**What the task asks:** Extract each line of the material that follows exactly and omit its pictures.

**Data block:**
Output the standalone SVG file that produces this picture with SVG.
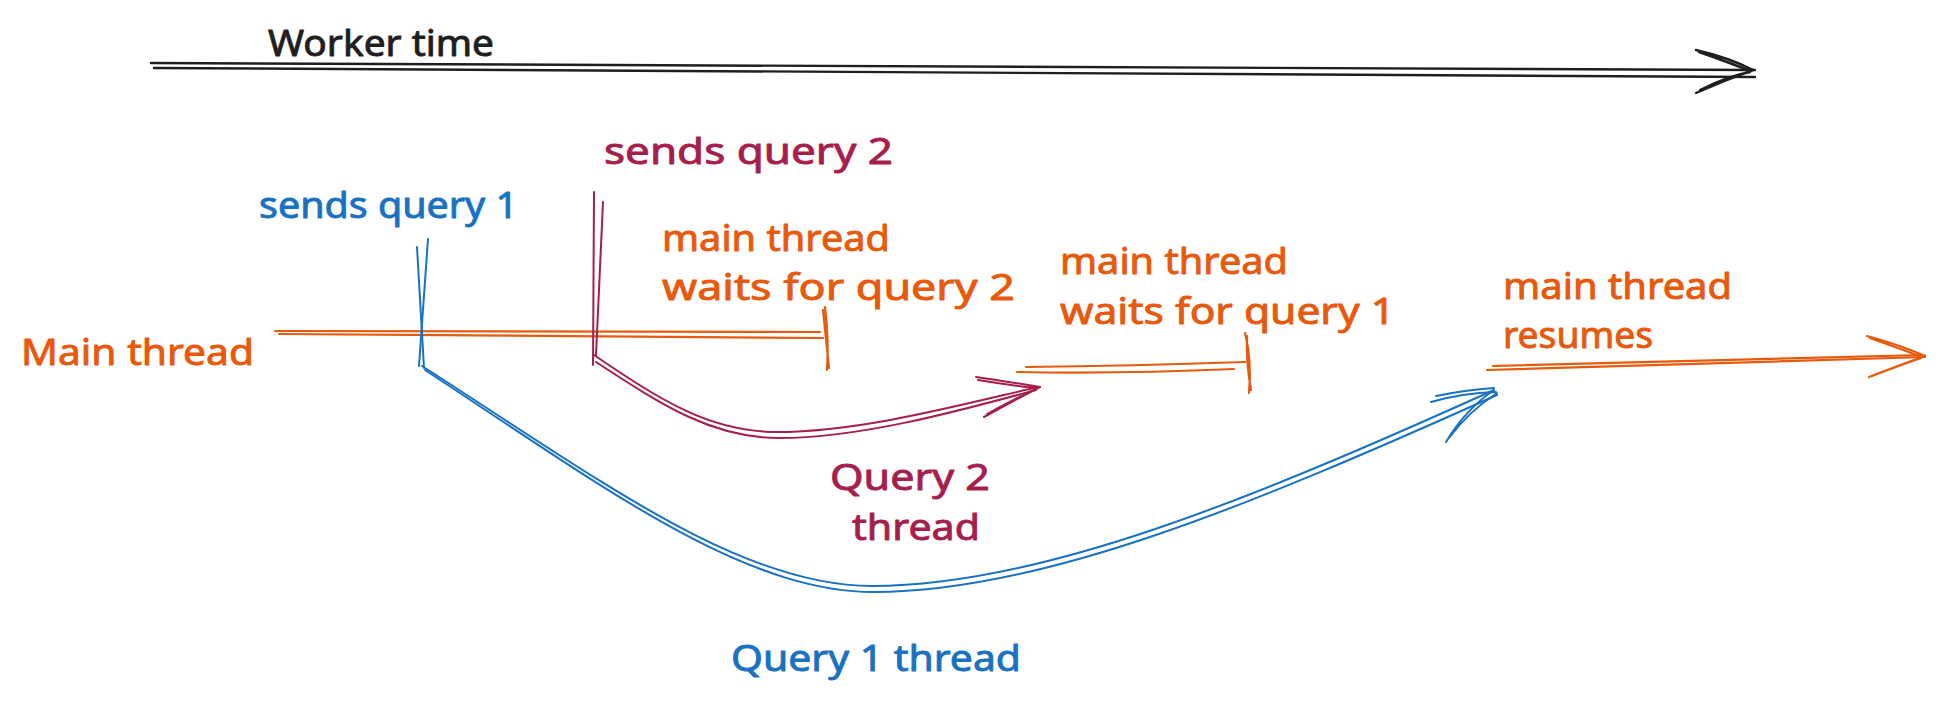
<svg xmlns="http://www.w3.org/2000/svg" width="1945" height="705" viewBox="0 0 1945 705">
<style>
text{font-family:"Noto Sans","Liberation Sans",sans-serif;font-size:37px;stroke-width:0.9px;stroke-linejoin:round}
.k{fill:#1e1e1e;stroke:#1e1e1e}.o{fill:#e8590c;stroke:#e8590c}.b{fill:#1971c2;stroke:#1971c2}.m{fill:#a61e4d;stroke:#a61e4d}
.ln{fill:none;stroke-linecap:round;stroke-linejoin:round}
.sk{stroke:#1e1e1e;stroke-width:2.4}
.so{stroke:#e8590c;stroke-width:2.2}
.sb{stroke:#1971c2;stroke-width:2}
.sm{stroke:#a61e4d;stroke-width:2}
</style>
<rect width="1945" height="705" fill="#ffffff"/>
<g id="connectors">
  <g id="worker-time-arrow">
    <path class="ln sk" d="M151,63 L1755,70"/>
    <path class="ln sk" d="M154,68 L1755,77"/>
    <path class="ln sk" d="M1696,50 Q1730,58 1753,70 M1699,52 Q1728,62 1750,71"/>
    <path class="ln sk" d="M1696,93 Q1725,80 1753,70 M1700,90 Q1728,76 1750,72"/>
  </g>
  <g id="main-thread-line">
    <path class="ln so" d="M275,331 L820,332"/>
    <path class="ln so" d="M279,334 L823,338"/>
    <path class="ln so" d="M825,307 Q829,340 827,370 M823,310 Q826,340 829,368"/>
  </g>
  <g id="wait-line">
    <path class="ln so" d="M1026,367 Q1130,366 1245,362"/>
    <path class="ln so" d="M1017,372 Q1120,374 1234,369"/>
    <path class="ln so" d="M1245,333 Q1252,360 1249,393 M1247,336 Q1246,362 1251,390"/>
  </g>
  <g id="resume-arrow">
    <path class="ln so" d="M1493,366 L1923,355"/>
    <path class="ln so" d="M1487,370 L1925,357"/>
    <path class="ln so" d="M1867,336 Q1900,345 1925,356 M1870,338 Q1898,348 1922,357"/>
    <path class="ln so" d="M1869,377 Q1900,365 1925,356 M1872,376 Q1898,366 1921,358"/>
  </g>
  <g id="send-1-tick">
    <path class="ln sb" d="M417,247 L424,368"/>
    <path class="ln sb" d="M428,239 L419,366"/>
  </g>
  <g id="send-2-tick">
    <path class="ln sm" d="M594,192 L593,365"/>
    <path class="ln sm" d="M603,202 L596,355"/>
  </g>
  <g id="query-2-arrow">
    <path class="ln sm" d="M594,355 C660,400 710,432 777,432 C860,432 960,405 1038,387"/>
    <path class="ln sm" d="M596,362 C662,405 712,438 779,438 C862,438 962,410 1036,390"/>
    <path class="ln sm" d="M976,377 Q1010,382 1040,387 M978,380 Q1008,385 1036,388"/>
    <path class="ln sm" d="M984,417 Q1015,400 1040,387 M987,414 Q1012,400 1036,389"/>
  </g>
  <g id="query-1-arrow">
    <path class="ln sb" d="M422,366 C600,480 740,586 872,586 C1040,586 1250,500 1494,390"/>
    <path class="ln sb" d="M425,370 C602,486 742,592 874,592 C1042,592 1252,505 1497,395"/>
    <path class="ln sb" d="M1436,396 Q1465,390 1494,388 M1431,402 Q1462,393 1496,392"/>
    <path class="ln sb" d="M1446,442 Q1465,410 1494,390 M1449,438 Q1468,412 1497,393"/>
  </g>
</g>
<g id="label-worker-time"><text class="k" x="268" y="56" textLength="226" lengthAdjust="spacingAndGlyphs">Worker time</text></g>
<g id="label-main-thread"><text class="o" x="21" y="365" textLength="233" lengthAdjust="spacingAndGlyphs">Main thread</text></g>
<g id="label-sends-query-1"><text class="b" x="259" y="218" textLength="259" lengthAdjust="spacingAndGlyphs">sends query 1</text></g>
<g id="label-sends-query-2"><text class="m" x="604" y="164" textLength="289" lengthAdjust="spacingAndGlyphs">sends query 2</text></g>
<g id="label-waits-query-2">
  <text class="o" x="662" y="251" textLength="228" lengthAdjust="spacingAndGlyphs">main thread</text>
  <text class="o" x="662" y="300" textLength="353" lengthAdjust="spacingAndGlyphs">waits for query 2</text>
</g>
<g id="label-waits-query-1">
  <text class="o" x="1060" y="274" textLength="228" lengthAdjust="spacingAndGlyphs">main thread</text>
  <text class="o" x="1060" y="324" textLength="335" lengthAdjust="spacingAndGlyphs">waits for query 1</text>
</g>
<g id="label-resumes">
  <text class="o" x="1503" y="299" textLength="229" lengthAdjust="spacingAndGlyphs">main thread</text>
  <text class="o" x="1503" y="348" textLength="150" lengthAdjust="spacingAndGlyphs">resumes</text>
</g>
<g id="label-query-2-thread">
  <text class="m" x="830" y="490" textLength="160" lengthAdjust="spacingAndGlyphs">Query 2</text>
  <text class="m" x="852" y="540" textLength="128" lengthAdjust="spacingAndGlyphs">thread</text>
</g>
<g id="label-query-1-thread"><text class="b" x="731" y="671" textLength="290" lengthAdjust="spacingAndGlyphs">Query 1 thread</text></g>
</svg>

**Solution:**
Output the standalone SVG file that produces this picture with SVG.
<svg xmlns="http://www.w3.org/2000/svg" width="1945" height="705" viewBox="0 0 1945 705">
<style>
text{font-family:"Noto Sans","Liberation Sans",sans-serif;font-size:37px;stroke-width:0.9px;stroke-linejoin:round}
.k{fill:#1e1e1e;stroke:#1e1e1e}.o{fill:#e8590c;stroke:#e8590c}.b{fill:#1971c2;stroke:#1971c2}.m{fill:#a61e4d;stroke:#a61e4d}
.ln{fill:none;stroke-linecap:round;stroke-linejoin:round}
.sk{stroke:#1e1e1e;stroke-width:2.4}
.so{stroke:#e8590c;stroke-width:2.2}
.sb{stroke:#1971c2;stroke-width:2}
.sm{stroke:#a61e4d;stroke-width:2}
</style>
<rect width="1945" height="705" fill="#ffffff"/>
<g id="connectors">
  <g id="worker-time-arrow">
    <path class="ln sk" d="M151,63 L1755,70"/>
    <path class="ln sk" d="M154,68 L1755,77"/>
    <path class="ln sk" d="M1696,50 Q1730,58 1753,70 M1699,52 Q1728,62 1750,71"/>
    <path class="ln sk" d="M1696,93 Q1725,80 1753,70 M1700,90 Q1728,76 1750,72"/>
  </g>
  <g id="main-thread-line">
    <path class="ln so" d="M275,331 L820,332"/>
    <path class="ln so" d="M279,334 L823,338"/>
    <path class="ln so" d="M825,307 Q829,340 827,370 M823,310 Q826,340 829,368"/>
  </g>
  <g id="wait-line">
    <path class="ln so" d="M1026,367 Q1130,366 1245,362"/>
    <path class="ln so" d="M1017,372 Q1120,374 1234,369"/>
    <path class="ln so" d="M1245,333 Q1252,360 1249,393 M1247,336 Q1246,362 1251,390"/>
  </g>
  <g id="resume-arrow">
    <path class="ln so" d="M1493,366 L1923,355"/>
    <path class="ln so" d="M1487,370 L1925,357"/>
    <path class="ln so" d="M1867,336 Q1900,345 1925,356 M1870,338 Q1898,348 1922,357"/>
    <path class="ln so" d="M1869,377 Q1900,365 1925,356 M1872,376 Q1898,366 1921,358"/>
  </g>
  <g id="send-1-tick">
    <path class="ln sb" d="M417,247 L424,368"/>
    <path class="ln sb" d="M428,239 L419,366"/>
  </g>
  <g id="send-2-tick">
    <path class="ln sm" d="M594,192 L593,365"/>
    <path class="ln sm" d="M603,202 L596,355"/>
  </g>
  <g id="query-2-arrow">
    <path class="ln sm" d="M594,355 C660,400 710,432 777,432 C860,432 960,405 1038,387"/>
    <path class="ln sm" d="M596,362 C662,405 712,438 779,438 C862,438 962,410 1036,390"/>
    <path class="ln sm" d="M976,377 Q1010,382 1040,387 M978,380 Q1008,385 1036,388"/>
    <path class="ln sm" d="M984,417 Q1015,400 1040,387 M987,414 Q1012,400 1036,389"/>
  </g>
  <g id="query-1-arrow">
    <path class="ln sb" d="M422,366 C600,480 740,586 872,586 C1040,586 1250,500 1494,390"/>
    <path class="ln sb" d="M425,370 C602,486 742,592 874,592 C1042,592 1252,505 1497,395"/>
    <path class="ln sb" d="M1436,396 Q1465,390 1494,388 M1431,402 Q1462,393 1496,392"/>
    <path class="ln sb" d="M1446,442 Q1465,410 1494,390 M1449,438 Q1468,412 1497,393"/>
  </g>
</g>
<g id="label-worker-time"><text class="k" x="268" y="56" textLength="226" lengthAdjust="spacingAndGlyphs">Worker time</text></g>
<g id="label-main-thread"><text class="o" x="21" y="365" textLength="233" lengthAdjust="spacingAndGlyphs">Main thread</text></g>
<g id="label-sends-query-1"><text class="b" x="259" y="218" textLength="259" lengthAdjust="spacingAndGlyphs">sends query 1</text></g>
<g id="label-sends-query-2"><text class="m" x="604" y="164" textLength="289" lengthAdjust="spacingAndGlyphs">sends query 2</text></g>
<g id="label-waits-query-2">
  <text class="o" x="662" y="251" textLength="228" lengthAdjust="spacingAndGlyphs">main thread</text>
  <text class="o" x="662" y="300" textLength="353" lengthAdjust="spacingAndGlyphs">waits for query 2</text>
</g>
<g id="label-waits-query-1">
  <text class="o" x="1060" y="274" textLength="228" lengthAdjust="spacingAndGlyphs">main thread</text>
  <text class="o" x="1060" y="324" textLength="335" lengthAdjust="spacingAndGlyphs">waits for query 1</text>
</g>
<g id="label-resumes">
  <text class="o" x="1503" y="299" textLength="229" lengthAdjust="spacingAndGlyphs">main thread</text>
  <text class="o" x="1503" y="348" textLength="150" lengthAdjust="spacingAndGlyphs">resumes</text>
</g>
<g id="label-query-2-thread">
  <text class="m" x="830" y="490" textLength="160" lengthAdjust="spacingAndGlyphs">Query 2</text>
  <text class="m" x="852" y="540" textLength="128" lengthAdjust="spacingAndGlyphs">thread</text>
</g>
<g id="label-query-1-thread"><text class="b" x="731" y="671" textLength="290" lengthAdjust="spacingAndGlyphs">Query 1 thread</text></g>
</svg>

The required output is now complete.